Park Rangers will also be meeting members of the public during national parks week both throughout the park and in the GO Outdoors Clydebank store to share tips and advice about how best to make the most of the national park responsibly.

In an effort to reduce the amount of litter left in the park and encourage greater responsibility amongst by users, national park rangers will be distributing the new Respect Your Park leaflets and bio-degradable litter bags to members of the public and asking them to take their litter home.

The Loch Lomond & the Trossachs National Park Authority faced determined opposition from outdoors organisations such as Ramblers Scotland and the Mountaineering Council of Scotland to its bans on wild camping in large stretches of shoreline, including east Loch Lomond along the route of Scotland’s most popular long-distance trail, the West Highland Way.

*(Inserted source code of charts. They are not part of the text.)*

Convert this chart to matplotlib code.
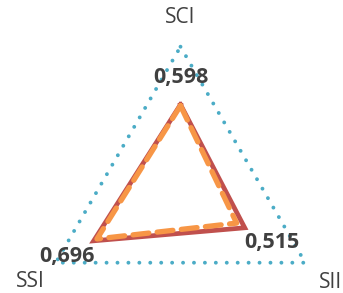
import numpy as np
import matplotlib
matplotlib.use("Agg")
import matplotlib.pyplot as plt

categories = ["SCI", "SII", "SSI"]
series_red = [0.598, 0.515, 0.696]
series_orange = [0.59, 0.45, 0.67]
value_labels = ["0,598", "0,515", "0,696"]
axis_max = 1.0

# angles: SCI at top, then clockwise
angles = np.deg2rad([90, -30, 210])


def to_xy(vals):
    vals = np.asarray(vals, dtype=float)
    x = vals * np.cos(angles)
    y = vals * np.sin(angles)
    return np.append(x, x[0]), np.append(y, y[0])


fig = plt.figure(figsize=(3.43, 2.93), dpi=100)
ax = fig.add_axes([0, 0, 1, 1])
ax.set_xlim(-1.2535, 1.1285)
ax.set_ylim(-0.7104, 1.3243)
ax.axis("off")

txt = "#404040"
font = "Open Sans"

ox, oy = to_xy([axis_max] * 3)
ax.plot(ox, oy, color="#4BACC6", lw=2.8, ls=(0, (0.01, 2.8)),
        dash_capstyle="round", solid_capstyle="round")

rx, ry = to_xy(series_red)
ax.plot(rx, ry, color="#C0504D", lw=3.4, solid_joinstyle="miter")

gx, gy = to_xy(series_orange)
ax.plot(gx, gy, color="#F79646", lw=3.8, ls=(0, (3.0, 1.6)),
        dash_capstyle="round")

# value labels
ax.text(0, 0.783, value_labels[0], ha="center", va="center", fontsize=15.5,
        fontweight="bold", color=txt, family=font)
ax.text(0.635, -0.363, value_labels[1], ha="center", va="center", fontsize=15.5,
        fontweight="bold", color=txt, family=font)
ax.text(-0.788, -0.46, value_labels[2], ha="center", va="center", fontsize=15.5,
        fontweight="bold", color=txt, family=font)

# category labels
ax.text(0, 1.206, categories[0], ha="center", va="center", fontsize=15,
        color=txt, family=font)
ax.text(1.04, -0.64, categories[1], ha="center", va="center", fontsize=15,
        color=txt, family=font)
ax.text(-1.045, -0.634, categories[2], ha="center", va="center", fontsize=15,
        color=txt, family=font)

fig.savefig("out.png", dpi=100)
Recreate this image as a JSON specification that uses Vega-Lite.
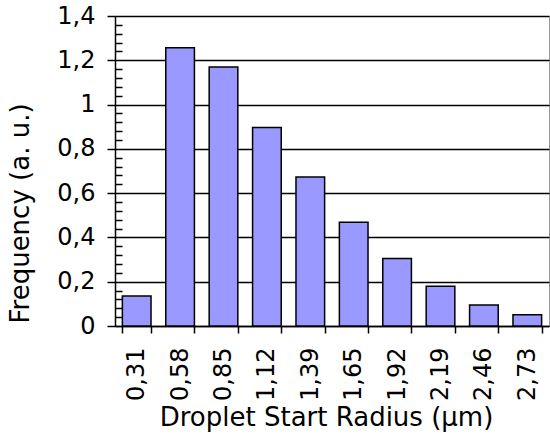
{
  "$schema": "https://vega.github.io/schema/vega-lite/v6.json",
  "width": 434,
  "height": 310,
  "autosize": {"type": "none"},
  "padding": {"left": 115, "top": 16, "right": 1, "bottom": 111},
  "background": "white",
  "config": {
    "view": {"stroke": "#999999", "strokeWidth": 1},
    "font": "DejaVu Sans",
    "axis": {"labelFont": "DejaVu Sans", "titleFont": "DejaVu Sans", "labelColor": "#000", "titleColor": "#000", "titleFontWeight": "normal"}
  },
  "data": {
    "values": [
      {"radius": "0,31", "freq": 0.135},
      {"radius": "0,58", "freq": 1.257},
      {"radius": "0,85", "freq": 1.170},
      {"radius": "1,12", "freq": 0.896},
      {"radius": "1,39", "freq": 0.673},
      {"radius": "1,65", "freq": 0.468},
      {"radius": "1,92", "freq": 0.305},
      {"radius": "2,19", "freq": 0.180},
      {"radius": "2,46", "freq": 0.095},
      {"radius": "2,73", "freq": 0.051}
    ]
  },
  "resolve": {"axis": {"x": "independent", "y": "independent"}},
  "layer": [
    {
      "mark": {"type": "bar", "fill": "#9999FF", "stroke": "#000000", "strokeWidth": 1.5},
      "encoding": {
        "x": {
          "field": "radius", "type": "nominal", "sort": null,
          "scale": {"paddingInner": 0.34, "paddingOuter": 0.17},
          "axis": {
            "orient": "bottom",
            "title": "Droplet Start Radius (µm)",
            "titleFontSize": 26, "titlePadding": 4, "titleX": 211,
            "labelFontSize": 24, "labelAngle": -90, "labelPadding": 14,
            "tickBand": "extent", "tickSize": 7, "tickColor": "#000", "tickWidth": 1.5,
            "domainColor": "#000", "domainWidth": 1.5, "grid": false
          }
        },
        "y": {
          "field": "freq", "type": "quantitative",
          "scale": {"domain": [0, 1.4], "nice": false, "zero": true},
          "axis": {
            "orient": "left",
            "title": "Frequency (a. u.)",
            "titleFontSize": 26, "titleX": -82, "titleY": 197, "titleBaseline": "bottom", "titleAlign": "center", "titleAngle": -90,
            "labelFontSize": 24, "labelPadding": 12,
            "values": [0, 0.2, 0.4, 0.6, 0.8, 1, 1.2, 1.4],
            "labelExpr": "replace(format(datum.value, '.1~f'), '.', ',')",
            "tickSize": 8, "tickColor": "#000", "tickWidth": 1.5,
            "domainColor": "#000", "domainWidth": 1.5,
            "grid": true, "gridColor": "#000", "gridWidth": 1.5, "gridOpacity": 1
          }
        }
      }
    },
    {
      "mark": {"type": "bar", "fillOpacity": 0, "strokeOpacity": 0},
      "encoding": {
        "x": {
          "field": "radius", "type": "nominal", "sort": null,
          "axis": {
            "orient": "top", "offset": -310, "title": null, "labels": false,
            "domain": false, "grid": false, "tickBand": "center",
            "tickSize": 5, "tickColor": "#000", "tickWidth": 1.5
          }
        },
        "y": {
          "field": "freq", "type": "quantitative",
          "axis": {
            "orient": "right", "offset": -434, "title": null, "labels": false,
            "domain": false, "grid": false,
            "values": [0.04, 0.08, 0.12, 0.16, 0.24, 0.28, 0.32, 0.36, 0.44, 0.48, 0.52, 0.56, 0.64, 0.68, 0.72, 0.76, 0.84, 0.88, 0.92, 0.96, 1.04, 1.08, 1.12, 1.16, 1.24, 1.28, 1.32, 1.36],
            "tickSize": 7, "tickColor": "#000", "tickWidth": 1.5
          }
        }
      }
    }
  ]
}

Walkers and other outdoor enthusiasts must pay to use approved camping areas in the park during summer months. Opponents said the bylaws introduced by the authority went against the spirit of the country’s right to roam legislation the Land Reform (Scotland) Act, which gives the legal right to responsible camping throughout the countryside north of the border.

Chief Superintendent Stevie McAllister, divisional commander for Forth Valley and Police Scotland lead for the Loch Lomond & the Trossachs national park said: “For the best part of a decade, officers based within the Loch Lomond and Trossachs area have worked closely with the national park to deter offences such as anti-social behaviour and identify those responsible.

“This has already proven extremely successful with crimes of this nature now significantly reduced, particularly within the east Loch Lomond and other lochshore areas and the vast majority of visitors behaving responsibly during their stay.

“However, we cannot become complacent and this launch of the Respect Your Park allows us to build on the foundations of previous partnership operations within the Loch Lomond and Trossachs national park.”

Gordon Donaldson, manager of Forest Enterprise Scotland’s Cowal & Trossachs forest district said: “Environmental protection is one of our biggest priorities. A good proportion of environmental damage is caused through a lack of awareness, for example, the harm caused to flora and fauna by unsafe campfires.

“The more that we, and other organisations, can do to help promote messaging that encourages respectful, safe, sensible behaviour the better.”